Why I Recut Diamonds: How Proportions Affect Grading and Beauty

Most diamond dealers never recut a stone. They buy a polished diamond, they sell it. That's the business model. I've never been able to work that way, and it's probably the single decision that's made me the most money over 17 years.

Here's why: the diamond market prices stones based on what they are, not what they could become. A poorly cut 2.50-carat round brilliant with a GIA Good cut grade trades at a discount — sometimes a steep one. But that same diamond, after a quarter-carat comes off and the proportions get corrected, might grade Excellent and sell for more total dollars despite weighing less. The math doesn't make sense until you've seen it happen enough times.

What Do Bad Proportions Actually Do to a Diamond?

Light enters a diamond through the crown, bounces around inside, and should return to your eye through the table. That's the entire game. When the angles are wrong, light leaks out the bottom or the sides instead of coming back up. You get a stone that looks dark in the center, or glassy and flat, no matter how high the color and clarity grades are.

The main culprits are usually depth percentage and table percentage. A modern round brilliant should sit between about 59% and 62.5% depth, with a table between 54% and 58%. When a stone comes in at 65% depth and a 63% table — and I see this all the time — you're looking at a diamond that's eating light instead of returning it.

Crown angle matters too. Ideally you want 34° to 35°. Below 32° and the stone starts looking like a piece of glass. Above 36° and it gets dark. These numbers sound technical, but the visual difference is immediate — you don't need a machine to see it. Put a well-cut diamond next to a deep one and your eye knows which is which in half a second.

What Can Diamond Recutting Actually Achieve?

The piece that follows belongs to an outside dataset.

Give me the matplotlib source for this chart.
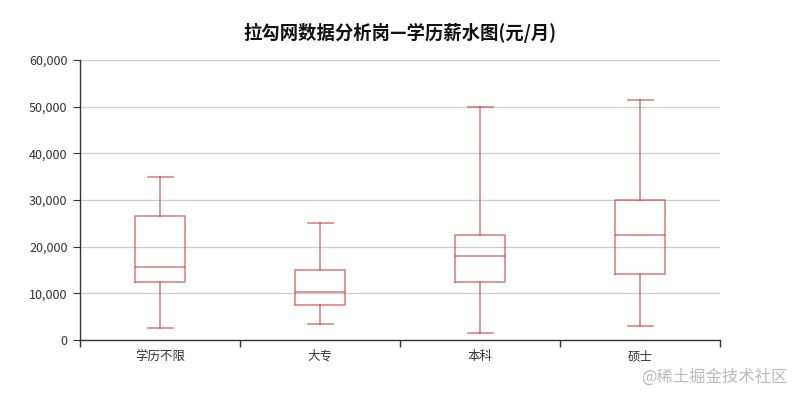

I've taken diamonds from GIA Very Good to Excellent by removing 0.15 carats. I've taken stones from Good to Excellent by losing a third of a carat and still come out ahead on dollar value. The market pays such a premium for triple-Excellent cut grades that the math works even when you're throwing away diamond weight.

Recutting can also improve clarity. If a stone is an SI1 with an inclusion sitting right under the table, and the table happens to be too large anyway, recutting with a smaller table can sometimes eliminate the inclusion entirely. I've moved diamonds from SI1 to VS2 this way. Not every stone can do it, but when the inclusion is in the right place and the proportions need fixing anyway, it's two problems solved with one recut.

Symmetry gets better too. An oval that's slightly lopsided, a cushion with an off-center culet, a round with a table that isn't quite parallel to the girdle — these symmetry issues drag down a GIA report. A skilled cutter can correct them, and the stone comes back with Excellent symmetry across the board.

Why Won't Most Diamond Dealers Recut Stones?

Recutting takes relationships, and it takes nerve. You need a cutter you trust — I work with a handful of people in New York's Diamond District who've been doing this for 40-plus years. You need to be able to look at a stone and know what it can become, not just what the cert says today. And you need the capital to sit on a stone while it's being recut and recertified, which can take weeks.

Most dealers also can't stomach the risk. Every recut removes weight, and weight is how the trade thinks. If you buy a 3-carat diamond and recut it to 2.70 carats, most dealers see a 10% loss. I see a stone that might now grade Excellent and sell for 30% more per carat. The trade is full of people who can read a GIA report. Not many can look at a diamond and see what it should have been cut to in the first place.

What Does Diamond Recutting Look Like in Practice?

About five years ago I bought a 2.03-carat round brilliant, D color, SI1 clarity. The GIA report showed Very Good cut — the depth was 63.8%, the table was 61%, and the crown angle was 32.5°. The stone looked fine to an untrained eye, but I could see it was dark in the center under certain lighting. The pavilion was too deep and the crown was too shallow.

I sent it to my cutter. We removed 0.22 carats, bringing the depth to 61.2% and the table to 56%. Crown angle came up to 34.5°. The new GIA report came back: 1.81 carats, D, VS2 — the recut had eliminated a small feather near the girdle — and triple Excellent. I sold that stone for more than I paid for the 2.03-carat original. The buyer got a better diamond for the same money they would have spent on a poorly cut larger stone, and I made my margin. That's the whole philosophy.

GIA's cut grading system exists for a reason. It's measuring exactly what I'm describing: how well the diamond handles light. If your diamond doesn't say Excellent across cut, polish, and symmetry, you're leaving performance — and value — on the table.

Not every diamond is a candidate for recutting. Some are cut as well as they can be given the rough they came from. But when the numbers are off and the inclusion placement is cooperative, recutting turns an average diamond into something exceptional. It's the part of my work I enjoy most.